◆ **Task to complete**
Your task is to print, exactly and only, the lines from the start of the entries below through the line with "from bokeh.resources import INLINE". Include both ends, but skip the pictures.

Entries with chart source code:
┌──

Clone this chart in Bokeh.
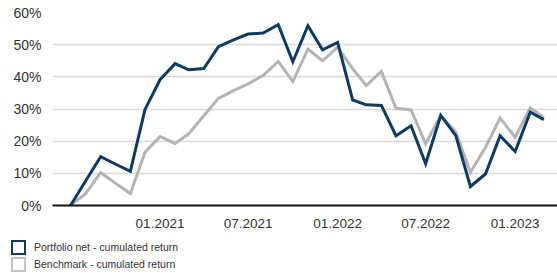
import pandas as pd
from bokeh.plotting import figure
from bokeh.layouts import column
from bokeh.models import (ColumnDataSource, FixedTicker, Range1d,
                          CustomJSTickFormatter, Div)
from bokeh.embed import file_html
from bokeh.resources import INLINE

# ---- data ----
dates = pd.date_range("2020-07-01", "2023-03-01", freq="MS")
portfolio = [0.0, 7.6, 15.2, 12.9, 10.6, 29.8, 39.1, 44.1, 42.2, 42.6, 49.4, 51.5,
             53.3, 53.6, 56.2, 44.7, 55.9, 48.4, 50.7, 32.8, 31.3, 31.1, 21.7, 24.8,
             13.0, 28.0, 21.7, 5.9, 9.8, 21.7, 16.8, 29.0, 26.7]
benchmark = [0.0, 3.7, 10.2, 7.0, 3.7, 16.5, 21.4, 19.3, 22.3, 27.9, 33.3, 35.7,
             37.8, 40.4, 44.8, 38.5, 48.6, 45.0, 49.2, 42.5, 37.3, 41.7, 30.2, 29.7,
             19.2, 28.0, 22.8, 10.3, 18.1, 27.2, 21.2, 30.3, 27.4]
y_ticks = [0, 10, 20, 30, 40, 50, 60]
x_tick_dates = ["2021-01-01", "2021-07-01", "2022-01-01", "2022-07-01", "2023-01-01"]
labels = ["Portfolio net - cumulated return", "Benchmark - cumulated return"]

NAVY = "#0e3a64"
GREY = "#b4b4b4"
FONT = "Liberation Sans"

src = ColumnDataSource(dict(x=dates, p=portfolio, b=benchmark))

x0 = dates[0] - pd.Timedelta(days=37)
x1 = dates[-1] + pd.Timedelta(days=28)

p = figure(width=557, height=236, x_axis_type="datetime",
           x_range=Range1d(x0, x1), y_range=Range1d(0, 60),
           output_backend="svg", toolbar_location=None,
           min_border_left=52, min_border_right=0, min_border_top=12,
           min_border_bottom=31)
p.outline_line_color = None

p.line("x", "b", source=src, line_color=GREY, line_width=3, line_join="miter")
p.line("x", "p", source=src, line_color=NAVY, line_width=3, line_join="miter")

# axes
p.yaxis.ticker = FixedTicker(ticks=y_ticks)
p.yaxis.formatter = CustomJSTickFormatter(code="return tick + '%';")
p.yaxis.axis_line_color = None
p.yaxis.major_tick_line_color = None
p.yaxis.minor_tick_line_color = None
p.yaxis.major_label_text_font = FONT
p.yaxis.major_label_text_font_size = "14px"
p.yaxis.major_label_text_color = "#333333"
p.yaxis.major_label_standoff = 5

xt = [pd.Timestamp(d).timestamp() * 1000 for d in x_tick_dates]
p.xaxis.ticker = FixedTicker(ticks=xt)
p.xaxis.formatter = CustomJSTickFormatter(code="""
const d = new Date(tick);
const m = String(d.getUTCMonth() + 1).padStart(2, '0');
return m + '.' + d.getUTCFullYear();
""")
p.xaxis.axis_line_color = "#111111"
p.xaxis.axis_line_width = 2
p.xaxis.major_tick_line_color = None
p.xaxis.minor_tick_line_color = None
p.xaxis.major_label_text_font = FONT
p.xaxis.major_label_text_font_size = "13.5px"
p.xaxis.major_label_text_color = "#333333"
p.xaxis.major_label_standoff = 7

p.xgrid.grid_line_color = None
p.ygrid.grid_line_color = "#d9d9d9"
p.ygrid.grid_line_width = 1.5

# legend (HTML) below the chart
def item(color, text, top):
    return (f'<div style="position:absolute;left:11px;top:{top}px;width:15px;height:15px;'
            f'box-sizing:border-box;border:2px solid {color};background:white;"></div>'
            f'<div style="position:absolute;left:34px;top:{top + 1}px;line-height:13px;'
            f'font-family:\'{FONT}\';font-size:10.5px;color:#333333;white-space:nowrap;">{text}</div>')

html = ('<div style="position:relative;width:557px;height:37px;">'
        + item(NAVY, labels[0], 4) + item("#c4c4c4", labels[1], 21) + '</div>')
leg = Div(text=html, width=557, height=37, margin=0)

layout = column(p, leg, spacing=0)
open("out.html", "w").write(file_html(layout, INLINE))
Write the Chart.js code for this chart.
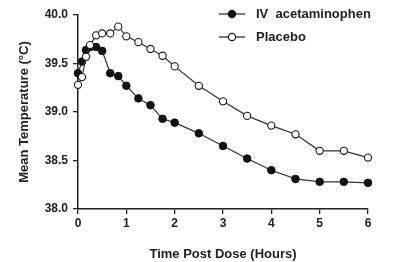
<!DOCTYPE html>
<html>
<head>
<meta charset="utf-8">
<script src="https://cdn.jsdelivr.net/npm/chart.js@4"></script>
<style>
html,body{margin:0;padding:0;background:#fff;}
#wrap{position:relative;width:400px;height:262px;}
#legend{position:absolute;left:218px;top:2px;font:bold 13px "Liberation Sans",Arial,sans-serif;color:#222;}
#legend div{display:flex;align-items:center;height:23px;}
#legend svg{margin-right:10px;}
</style>
</head>
<body>
<div id="wrap">
<canvas id="c" width="400" height="262"></canvas>
<div id="legend"></div>
</div>
<script>
const times = [0, 0.083, 0.167, 0.25, 0.375, 0.5, 0.667, 0.833, 1, 1.25, 1.5, 1.75, 2, 2.5, 3, 3.5, 4, 4.5, 5, 5.5, 6];
const ivAcetaminophen = [39.40, 39.52, 39.64, 39.67, 39.67, 39.63, 39.40, 39.37, 39.27, 39.14, 39.07, 38.93, 38.89, 38.78, 38.65, 38.52, 38.40, 38.31, 38.28, 38.28, 38.27];
const placebo = [39.28, 39.36, 39.57, 39.69, 39.79, 39.81, 39.81, 39.88, 39.78, 39.72, 39.65, 39.58, 39.47, 39.27, 39.11, 38.96, 38.86, 38.77, 38.60, 38.60, 38.53];
const seriesNames = ["IV  acetaminophen", "Placebo"];
const xTicks = [0, 1, 2, 3, 4, 5, 6];
const yTicks = [38.0, 38.5, 39.0, 39.5, 40.0];

const ink = '#222';
const lineCol = '#333';
const FONT = '"Liberation Sans", Arial, sans-serif';

function pts(vals){ return times.map((t,i)=>({x:t,y:vals[i]})); }

new Chart(document.getElementById('c'), {
  type: 'line',
  data: {
    datasets: [
      {label: seriesNames[1], data: pts(placebo), borderColor: lineCol, borderWidth: 1.2,
       pointBackgroundColor: '#fff', pointBorderColor: '#1a1a1a', pointBorderWidth: 1.1,
       pointRadius: 3.6, tension: 0, clip: false},
      {label: seriesNames[0], data: pts(ivAcetaminophen), borderColor: lineCol, borderWidth: 1.2,
       pointBackgroundColor: '#111', pointBorderColor: '#111', pointBorderWidth: 1,
       pointRadius: 3.8, tension: 0, clip: false}
    ]
  },
  options: {
    responsive: false,
    animation: false,
    events: [],
    layout: {padding: {left: 0, right: 32, top: 15, bottom: 0}},
    plugins: {legend: {display: false}, tooltip: {enabled: false}},
    scales: {
      x: {
        type: 'linear', min: 0, max: 6,
        afterBuildTicks: s => { s.ticks = xTicks.map(v=>({value:v})); },
        afterFit: s => { s.height = 53; },
        grid: {display: true, drawOnChartArea: false, drawTicks: true, tickLength: 5, color: ink, lineWidth: 1.3},
        border: {display: true, color: ink, width: 1.5},
        ticks: {color: ink, padding: 2, font: {family: FONT, weight: 'bold', size: 12}, callback: v => String(v)},
        title: {display: true, text: 'Time Post Dose (Hours)', color: ink, padding: {top: 4, bottom: 0},
                font: {family: FONT, weight: 'bold', size: 13}}
      },
      y: {
        type: 'linear', min: 38, max: 40,
        afterBuildTicks: s => { s.ticks = yTicks.map(v=>({value:v})); },
        afterFit: s => { s.width = 78; },
        grid: {display: true, drawOnChartArea: false, drawTicks: true, tickLength: 5, color: ink, lineWidth: 1.3},
        border: {display: true, color: ink, width: 1.5},
        ticks: {color: ink, padding: 5, font: {family: FONT, weight: 'bold', size: 12}, callback: v => Number(v).toFixed(1)},
        title: {display: true, text: 'Mean Temperature (°C)', color: ink, padding: {top: 17, bottom: 0},
                font: {family: FONT, weight: 'bold', size: 13}}
      }
    }
  }
});

// legend
const leg = document.getElementById('legend');
[[seriesNames[0], '#111'], [seriesNames[1], '#fff']].forEach(([name, fill]) => {
  const row = document.createElement('div');
  row.innerHTML = '<svg width="28" height="10"><line x1="1" y1="5" x2="27" y2="5" stroke="' + lineCol + '" stroke-width="1.3"/>' +
    '<circle cx="14" cy="5" r="3.6" fill="' + fill + '" stroke="#111" stroke-width="1.1"/></svg>' +
    '<span style="white-space:pre">' + name + '</span>';
  leg.appendChild(row);
});
</script>
</body>
</html>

└──

◆ **Final result**
Clone this chart in Bokeh.
import pandas as pd
from bokeh.plotting import figure
from bokeh.layouts import column
from bokeh.models import (ColumnDataSource, FixedTicker, Range1d,
                          CustomJSTickFormatter, Div)
from bokeh.embed import file_html
from bokeh.resources import INLINE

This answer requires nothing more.